Unfortunately, the ripple effects of the administrative insensitivity that attended the 1975 purge has remained with the civil service ethos since then. Those humiliated out of office took with them the true concept of selfless service and the culture of deferred gratification. And those left behind immediately became pragmatic in their understanding of the logic of the system—since the system does not reward honest service and productivity, it is better to reward oneself at the expense of the system itself. The culture of immediacy therefore became the central source of the dysfunction that crept into the public service post-1975 and by extension, took with it long-term thinking. The ghost of Udoji and his Report have come to haunt the Nigerian public service! And we have been trying since the return of democracy in 1999 to exorcise this ghost. All the other post-1974 reforms—Phillips (1988), Ayida (1995), Obasanjo (1999), Yar’Adua (2010) and Jonathan (2011)—have had to pay the price of not only the missed opportunity of reforming the productivity dynamics of the civil service system, but also of a system that keeps scrambling to reform itself.

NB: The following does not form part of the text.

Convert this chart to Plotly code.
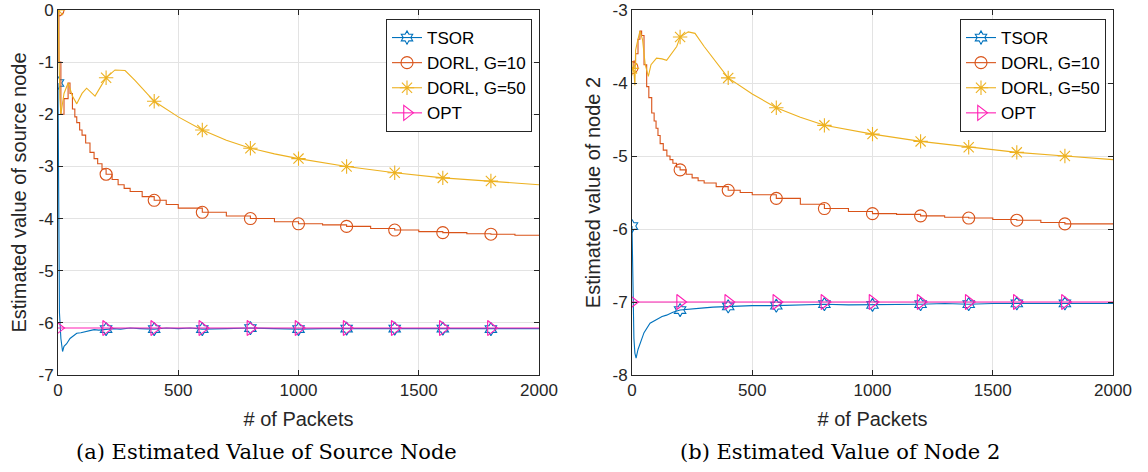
import plotly.graph_objects as go

# ---------------- data: left panel (source node) ----------------
a_tsor_x = [0, 3, 6, 12, 19, 25, 36, 50, 65, 78, 95, 119, 135, 150, 170, 200, 230, 260, 300, 340, 400, 450, 500, 550, 600, 700, 800, 900, 1000, 1100, 1200, 1300, 1400, 1500, 1600, 1700, 1800, 1900, 2000]
a_tsor_y = [-1.4, -4.0, -5.8, -6.3, -6.55, -6.45, -6.4, -6.3, -6.25, -6.2, -6.19, -6.17, -6.15, -6.13, -6.14, -6.12, -6.11, -6.12, -6.1, -6.11, -6.12, -6.1, -6.11, -6.1, -6.12, -6.11, -6.1, -6.11, -6.12, -6.11, -6.11, -6.12, -6.11, -6.12, -6.11, -6.12, -6.12, -6.11, -6.11]

a_g10_x = [0, 4, 12, 25, 42, 50, 60, 70, 78, 90, 100, 115, 133, 150, 165, 183, 200, 225, 250, 275, 300, 350, 400, 450, 500, 600, 700, 800, 900, 1000, 1100, 1200, 1300, 1400, 1500, 1600, 1700, 1800, 1900, 2000]
a_g10_y = [0.0, -1.0, -2.0, -1.7, -1.4, -1.6, -1.9, -2.05, -2.16, -2.3, -2.4, -2.55, -2.73, -2.85, -2.95, -3.05, -3.15, -3.25, -3.35, -3.42, -3.48, -3.58, -3.65, -3.73, -3.8, -3.88, -3.95, -4.0, -4.06, -4.1, -4.12, -4.15, -4.19, -4.22, -4.25, -4.27, -4.29, -4.3, -4.32, -4.33]

a_g50_x = [0, 4, 8, 12, 25, 42, 60, 78, 100, 119, 154, 180, 200, 237, 279, 320, 400, 500, 600, 700, 800, 900, 1000, 1200, 1400, 1600, 1800, 2000]
a_g50_y = [0.0, -1.2, -1.7, -2.0, -1.6, -1.4, -1.65, -1.8, -1.6, -1.5, -1.65, -1.45, -1.3, -1.15, -1.16, -1.35, -1.75, -2.05, -2.3, -2.5, -2.65, -2.76, -2.85, -3.0, -3.12, -3.22, -3.28, -3.35]

a_opt_x = [0, 200, 400, 600, 800, 1000, 1200, 1400, 1600, 1800, 2000]
a_opt_y = [-6.1, -6.1, -6.1, -6.1, -6.1, -6.1, -6.1, -6.1, -6.1, -6.1, -6.1]

# ---------------- data: right panel (node 2) ----------------
b_tsor_x = [0, 3, 8, 12, 17, 25, 33, 50, 75, 100, 125, 144, 170, 200, 250, 300, 337, 400, 450, 500, 600, 700, 800, 900, 1000, 1100, 1200, 1300, 1400, 1500, 1600, 1700, 1800, 1900, 2000]
b_tsor_y = [-5.96, -6.8, -7.5, -7.7, -7.77, -7.65, -7.57, -7.42, -7.29, -7.24, -7.2, -7.18, -7.14, -7.11, -7.1, -7.08, -7.07, -7.06, -7.06, -7.05, -7.05, -7.04, -7.03, -7.04, -7.04, -7.03, -7.03, -7.02, -7.03, -7.02, -7.02, -7.03, -7.02, -7.02, -7.02]

b_g10_x = [0, 8, 15, 25, 33, 40, 50, 61, 70, 82, 92, 100, 108, 117, 130, 145, 158, 170, 185, 200, 225, 250, 275, 300, 350, 400, 450, 500, 600, 700, 800, 900, 1000, 1100, 1200, 1300, 1400, 1500, 1600, 1700, 1800, 1900, 2000]
b_g10_y = [-3.79, -3.7, -3.6, -3.4, -3.29, -3.35, -3.75, -4.05, -4.2, -4.41, -4.52, -4.62, -4.72, -4.83, -4.92, -5.0, -5.05, -5.1, -5.15, -5.19, -5.25, -5.3, -5.34, -5.37, -5.42, -5.47, -5.5, -5.53, -5.58, -5.66, -5.72, -5.76, -5.79, -5.8, -5.82, -5.84, -5.85, -5.87, -5.88, -5.91, -5.93, -5.93, -5.93]

b_g50_x = [0, 8, 12, 15, 25, 33, 44, 55, 68, 79, 102, 125, 144, 165, 186, 200, 234, 262, 300, 400, 500, 600, 700, 800, 900, 1000, 1200, 1400, 1600, 1800, 2000]
b_g50_y = [-3.8, -3.85, -4.03, -3.55, -3.4, -3.29, -3.41, -3.75, -3.91, -3.75, -3.66, -3.67, -3.69, -3.6, -3.5, -3.37, -3.3, -3.32, -3.5, -3.93, -4.15, -4.34, -4.47, -4.58, -4.64, -4.7, -4.8, -4.88, -4.95, -5.0, -5.05]

b_opt_x = [0, 200, 400, 600, 800, 1000, 1200, 1400, 1600, 1800, 2000]
b_opt_y = [-7.0, -7.0, -7.0, -7.0, -7.0, -7.0, -7.0, -7.0, -7.0, -7.0, -7.0]

series_names = ["TSOR", "DORL, G=10", "DORL, G=50", "OPT"]
x_ticks = [0, 500, 1000, 1500, 2000]
x_ticklabels = ["0", "500", "1000", "1500", "2000"]
a_yticks = [0, -1, -2, -3, -4, -5, -6, -7]
a_yticklabels = ["0", "-1", "-2", "-3", "-4", "-5", "-6", "-7"]
b_yticks = [-3, -4, -5, -6, -7, -8]
b_yticklabels = ["-3", "-4", "-5", "-6", "-7", "-8"]
marker_step = 200

colors = ["#0072BD", "#D95319", "#EDB120", "#FF1FB4"]
symbols = ["hexagram-open", "circle-open", "asterisk-open", "triangle-right-open"]
msizes = [10, 12, 12, 13]
shapes = ["linear", "hv", "linear", "linear"]

fig = go.Figure()
FONT = "Liberation Sans, Arial, sans-serif"
SERIF = "DejaVu Serif, Liberation Serif, serif"

panels = [
    ("x", "y", "legend", [(a_tsor_x, a_tsor_y), (a_g10_x, a_g10_y), (a_g50_x, a_g50_y), (a_opt_x, a_opt_y)]),
    ("x2", "y2", "legend2", [(b_tsor_x, b_tsor_y), (b_g10_x, b_g10_y), (b_g50_x, b_g50_y), (b_opt_x, b_opt_y)]),
]

for xa, ya, lg, data in panels:
    for i, (xs, ys) in enumerate(data):
        fig.add_trace(go.Scatter(x=xs, y=ys, mode="lines", xaxis=xa, yaxis=ya,
                                 line=dict(color=colors[i], width=1.1, shape=shapes[i]), showlegend=False,
                                 hoverinfo="skip"))
        mx = [x for x in xs if x % marker_step == 0 and x < 2000]
        my = [y for x, y in zip(xs, ys) if x % marker_step == 0 and x < 2000]
        fig.add_trace(go.Scatter(x=mx, y=my, mode="markers", xaxis=xa, yaxis=ya,
                                 marker=dict(symbol=symbols[i], size=msizes[i], color=colors[i],
                                             line=dict(width=1.1, color=colors[i])),
                                 showlegend=False))
        # legend entry
        fig.add_trace(go.Scatter(x=[None], y=[None], mode="lines+markers", xaxis=xa, yaxis=ya,
                                 name=series_names[i], legend=lg,
                                 line=dict(color=colors[i], width=1.1),
                                 marker=dict(symbol=symbols[i], size=msizes[i], color=colors[i],
                                             line=dict(width=1.1, color=colors[i]))))

W, H = 1148, 472
dom_a = [58 / W, 539 / W]
dom_b = [632 / W, 1113 / W]
dom_y = [1 - 375 / H, 1 - 10 / H]

axis_common = dict(showgrid=True, gridcolor="#E3E3E3", gridwidth=1, zeroline=False,
                   showline=True, linecolor="#262626", linewidth=1, mirror="ticks",
                   ticks="inside", ticklen=5, tickcolor="#262626", automargin=False,
                   tickfont=dict(family=FONT, size=17, color="#262626"))

title_font = dict(family=FONT, size=20, color="#262626")
leg_common = dict(bgcolor="white", bordercolor="#262626", borderwidth=1,
                  font=dict(family=FONT, size=17, color="#000000"),
                  tracegroupgap=0, itemwidth=30, xanchor="right", yanchor="top")

fig.update_layout(
    width=W, height=H,
    margin=dict(l=0, r=0, t=0, b=0),
    paper_bgcolor="white", plot_bgcolor="white",
    xaxis=dict(domain=dom_a, range=[0, 2000], tickvals=x_ticks, ticktext=x_ticklabels, anchor="y",
               title=dict(text="# of Packets", font=title_font, standoff=12), **axis_common),
    yaxis=dict(domain=dom_y, range=[-7, 0], tickvals=a_yticks, ticktext=a_yticklabels, anchor="x",
               title=dict(text="Estimated value of source node", font=title_font, standoff=6), **axis_common),
    xaxis2=dict(domain=dom_b, range=[0, 2000], tickvals=x_ticks, ticktext=x_ticklabels, anchor="y2",
                title=dict(text="# of Packets", font=title_font, standoff=12), **axis_common),
    yaxis2=dict(domain=dom_y, range=[-8, -3], tickvals=b_yticks, ticktext=b_yticklabels, anchor="x2",
                title=dict(text="Estimated value of node 2", font=title_font, standoff=6), **axis_common),
    legend=dict(x=532 / W, y=1 - 19 / H, **leg_common),
    legend2=dict(x=1106 / W, y=1 - 19 / H, **leg_common),
    annotations=[
        dict(text="(a) Estimated Value of Source Node", x=266 / W, y=1 - 452 / H, xref="paper", yref="paper",
             xanchor="center", yanchor="middle", showarrow=False, font=dict(family=SERIF, size=21, color="#000")),
        dict(text="(b) Estimated Value of Node 2", x=840 / W, y=1 - 452 / H, xref="paper", yref="paper",
             xanchor="center", yanchor="middle", showarrow=False, font=dict(family=SERIF, size=21, color="#000")),
    ],
)

fig.write_html("out.html")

It is clear to me that the system has still not got right the productivity/performance/output-driven framework within which most performing public service in the world now operates. And so, for the public service to pick up a reforming rhythm that is truly in sync with Nigeria’s democratic experiment, then the starting point would be to commence a reflection on the administrative ideology that undergirds the public service as is right now. All our administrative reforms have been carried out within the Weberian administrative structure. But then, the world has moved on to the neo-Weberian! It is time to get Nigeria’s reform right. Reform is not just about tweaking the system for optimality. On the contrary, it is more about reflecting on what the underlying ideological and administrative framework of the system ought to be and in what direction one wants its objectives to be directed. The Weberian administrative philosophy has served its purpose but is not yet exhausted. But contrary to expectations, the New Public Management has failed as a replacement. Neo-Weberianism is a testament to the creative association between the traditional system and managerialism. It is high time Nigeria enters into this era of administrative experimentation and creativity.